The man's mother has brought his case to the Supreme Court in a bid to get his compulsory care order quashed, claiming he is being arbitrarily detained and his human rights breached.
In his opening remarks to the court on Tuesday human rights lawyer Tony Ellis, acting for the man's mother, said the appeal centred on whether the courts have struck the right balance between protecting the community and protecting a disabled person's rights.
He argued Jay was discriminated against because if he was not intellectually disabled he would not have been detained for so long under the criminal justice system.
In response, the Crown on Wednesday said the two systems were not comparable.
Crown Lawyer Matt McKillop said Jay's index offence of breaking windows was not the reason why he was being detained under the IDDCRA, it was the risk he had since posed to the public if released.

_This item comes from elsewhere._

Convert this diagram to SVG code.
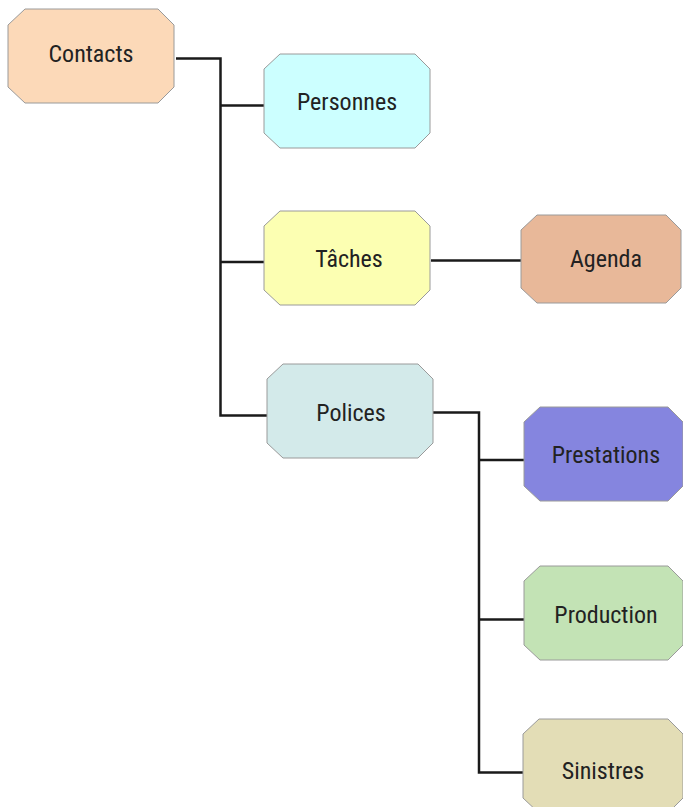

It would be wrong to compare how Jay would be treated in the criminal justice system, McKillop said.
"When it comes to disability, that's a particular ground where sometimes the presumption of sameness or same treatment is actually an unsafe one.
"Different treatment will actually be required to protect people's rights that just can't be dealt with within the usual system."
Man's outbursts "not high-level" violence
Yesterday, Ellis, told the court Jay misbehaved because he was "bored out of his mind".
Most of those assaults on staff were "pushing, scratching and hitting," the court was told,
On Wednesday, Crown lawyer Kim Laurenson agreed the violence from Jay was "not high-level".
"It's not violence at the severe end of the spectrum, by any stretch of the imagination."
Three staff who looked after Jay prevented any outbursts further escalating, Laurenson said.
Despite this, Jay still had a worrying fascination with weapons and had made threats to harm or kill people, which led to him being assessed as high risk, she said.
Chief Justice Winkelmann questioned the lack of a high threshold for keeping intellectually disabled detained under the IDCCRA.
In the criminal justice system, an offender held in preventative detention must pose a very high risk of violent, often sexual, offending.
"It's not just any offending, it's actually quite high."
There was no such threshold to be detained under the IDCCRA, Winkelmann said.
"I'm interested in whether a rights-consistent approach should require some focus, so there is some shape to what is a bunch of opinions."
The two-day appeal hearing concluded this afternoon with the court reserving its judgement.